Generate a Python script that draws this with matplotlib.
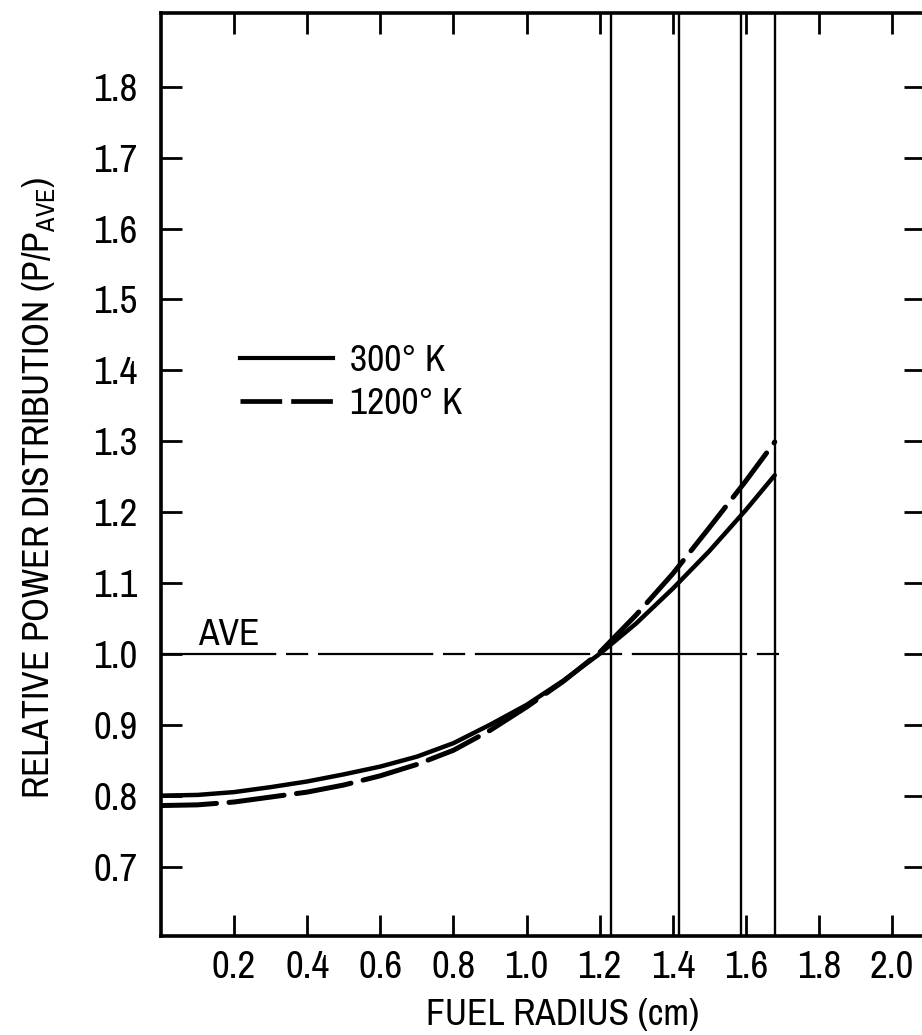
import matplotlib
matplotlib.use('Agg')
import matplotlib.pyplot as plt
from matplotlib import font_manager as fm
from matplotlib.lines import Line2D

# the original lettering is a condensed sans; use one if the machine has it
narrow = sorted({f.name for f in fm.fontManager.ttflist
                 if ('Narrow' in f.name or 'Condensed' in f.name)
                 and 'Mono' not in f.name and 'Serif' not in f.name})
plt.rcParams['font.family'] = narrow[:1] + ['DejaVu Sans']
plt.rcParams['font.stretch'] = 'condensed'
plt.rcParams['lines.scale_dashes'] = False

# fuel radius (cm) and relative power P/Pave
radius = [0.0, 0.1, 0.2, 0.3, 0.4, 0.5, 0.6, 0.7, 0.8, 0.9,
          1.0, 1.1, 1.2, 1.3, 1.4, 1.5, 1.6, 1.679]
p_300 = [0.800, 0.801, 0.805, 0.812, 0.820, 0.830, 0.841, 0.855, 0.874, 0.900,
         0.928, 0.962, 1.000, 1.043, 1.092, 1.145, 1.203, 1.252]
p_1200 = [0.786, 0.787, 0.791, 0.798, 0.805, 0.815, 0.828, 0.844, 0.864, 0.892,
          0.925, 0.961, 1.002, 1.055, 1.113, 1.178, 1.244, 1.299]
zone_bounds = [1.232, 1.416, 1.588, 1.679]
ave_level = 1.0
ave_end = 1.712

xticks = [0.2, 0.4, 0.6, 0.8, 1.0, 1.2, 1.4, 1.6, 1.8, 2.0]
xtick_labels = ['0.2', '0.4', '0.6', '0.8', '1.0', '1.2', '1.4', '1.6', '1.8', '2.0']
yticks = [0.7, 0.8, 0.9, 1.0, 1.1, 1.2, 1.3, 1.4, 1.5, 1.6, 1.7, 1.8]
ytick_labels = ['0.7', '0.8', '0.9', '1.0', '1.1', '1.2', '1.3', '1.4', '1.5', '1.6', '1.7', '1.8']

fig = plt.figure(figsize=(9.22, 10.35), dpi=100)
ax = fig.add_axes([161 / 922, 99 / 1035, 764 / 922, 923 / 1035])
ax.set_xlim(0, 2.09)
ax.set_ylim(0.602, 1.904)

fs = 27

# average line
ax.plot([0, ave_end], [ave_level, ave_level], color='k', lw=1.6,
        dashes=(83, 7, 16, 7), solid_capstyle='butt')
ax.text(0.101, 1.013, 'AVE', fontsize=fs, va='baseline', ha='left')

# zone boundaries
for xb in zone_bounds:
    ax.axvline(xb, color='k', lw=1.7)

ax.plot(radius, p_300, color='k', lw=3.2, solid_capstyle='round')
ax.plot(radius, p_1200, color='k', lw=3.6, dashes=(40, 9), dash_capstyle='round')

handles = [Line2D([], [], color='k', lw=3.0),
           Line2D([], [], color='k', lw=3.4, dashes=(30, 6.5))]
ax.legend(handles, ['300° K', '1200° K'], loc='upper left',
          bbox_to_anchor=(0.103, 0.641), frameon=False, fontsize=fs,
          borderpad=0, borderaxespad=0, handlelength=2.5,
          handletextpad=0.45, labelspacing=0.25)

ax.set_xticks(xticks)
ax.set_xticklabels(xtick_labels)
ax.set_yticks(yticks)
ax.set_yticklabels(ytick_labels)
ax.tick_params(direction='in', length=15, width=2, labelsize=28,
               top=True, right=True)
ax.tick_params(axis='x', pad=10)
ax.tick_params(axis='y', pad=17)
for sp in ax.spines.values():
    sp.set_linewidth(2.6)

ax.set_xlabel('FUEL RADIUS (cm)', fontsize=fs)
ax.xaxis.set_label_coords(0.526, -0.067)
ax.xaxis.label.set_va('top')
ax.set_ylabel('RELATIVE POWER DISTRIBUTION (P/P$_\\mathregular{AVE}$)', fontsize=fs)
ax.yaxis.set_label_coords(-0.135, 0.486)

fig.savefig('out.png', dpi=100)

--- --- ---

_Problem to work on_
Repeat all of the data above word for word, minus the pictures.

_The completed task_
Generate a Python script that draws this with matplotlib.
import matplotlib
matplotlib.use('Agg')
import matplotlib.pyplot as plt
from matplotlib import font_manager as fm
from matplotlib.lines import Line2D

# the original lettering is a condensed sans; use one if the machine has it
narrow = sorted({f.name for f in fm.fontManager.ttflist
                 if ('Narrow' in f.name or 'Condensed' in f.name)
                 and 'Mono' not in f.name and 'Serif' not in f.name})
plt.rcParams['font.family'] = narrow[:1] + ['DejaVu Sans']
plt.rcParams['font.stretch'] = 'condensed'
plt.rcParams['lines.scale_dashes'] = False

# fuel radius (cm) and relative power P/Pave
radius = [0.0, 0.1, 0.2, 0.3, 0.4, 0.5, 0.6, 0.7, 0.8, 0.9,
          1.0, 1.1, 1.2, 1.3, 1.4, 1.5, 1.6, 1.679]
p_300 = [0.800, 0.801, 0.805, 0.812, 0.820, 0.830, 0.841, 0.855, 0.874, 0.900,
         0.928, 0.962, 1.000, 1.043, 1.092, 1.145, 1.203, 1.252]
p_1200 = [0.786, 0.787, 0.791, 0.798, 0.805, 0.815, 0.828, 0.844, 0.864, 0.892,
          0.925, 0.961, 1.002, 1.055, 1.113, 1.178, 1.244, 1.299]
zone_bounds = [1.232, 1.416, 1.588, 1.679]
ave_level = 1.0
ave_end = 1.712

xticks = [0.2, 0.4, 0.6, 0.8, 1.0, 1.2, 1.4, 1.6, 1.8, 2.0]
xtick_labels = ['0.2', '0.4', '0.6', '0.8', '1.0', '1.2', '1.4', '1.6', '1.8', '2.0']
yticks = [0.7, 0.8, 0.9, 1.0, 1.1, 1.2, 1.3, 1.4, 1.5, 1.6, 1.7, 1.8]
ytick_labels = ['0.7', '0.8', '0.9', '1.0', '1.1', '1.2', '1.3', '1.4', '1.5', '1.6', '1.7', '1.8']

fig = plt.figure(figsize=(9.22, 10.35), dpi=100)
ax = fig.add_axes([161 / 922, 99 / 1035, 764 / 922, 923 / 1035])
ax.set_xlim(0, 2.09)
ax.set_ylim(0.602, 1.904)

fs = 27

# average line
ax.plot([0, ave_end], [ave_level, ave_level], color='k', lw=1.6,
        dashes=(83, 7, 16, 7), solid_capstyle='butt')
ax.text(0.101, 1.013, 'AVE', fontsize=fs, va='baseline', ha='left')

# zone boundaries
for xb in zone_bounds:
    ax.axvline(xb, color='k', lw=1.7)

ax.plot(radius, p_300, color='k', lw=3.2, solid_capstyle='round')
ax.plot(radius, p_1200, color='k', lw=3.6, dashes=(40, 9), dash_capstyle='round')

handles = [Line2D([], [], color='k', lw=3.0),
           Line2D([], [], color='k', lw=3.4, dashes=(30, 6.5))]
ax.legend(handles, ['300° K', '1200° K'], loc='upper left',
          bbox_to_anchor=(0.103, 0.641), frameon=False, fontsize=fs,
          borderpad=0, borderaxespad=0, handlelength=2.5,
          handletextpad=0.45, labelspacing=0.25)

ax.set_xticks(xticks)
ax.set_xticklabels(xtick_labels)
ax.set_yticks(yticks)
ax.set_yticklabels(ytick_labels)
ax.tick_params(direction='in', length=15, width=2, labelsize=28,
               top=True, right=True)
ax.tick_params(axis='x', pad=10)
ax.tick_params(axis='y', pad=17)
for sp in ax.spines.values():
    sp.set_linewidth(2.6)

ax.set_xlabel('FUEL RADIUS (cm)', fontsize=fs)
ax.xaxis.set_label_coords(0.526, -0.067)
ax.xaxis.label.set_va('top')
ax.set_ylabel('RELATIVE POWER DISTRIBUTION (P/P$_\\mathregular{AVE}$)', fontsize=fs)
ax.yaxis.set_label_coords(-0.135, 0.486)

fig.savefig('out.png', dpi=100)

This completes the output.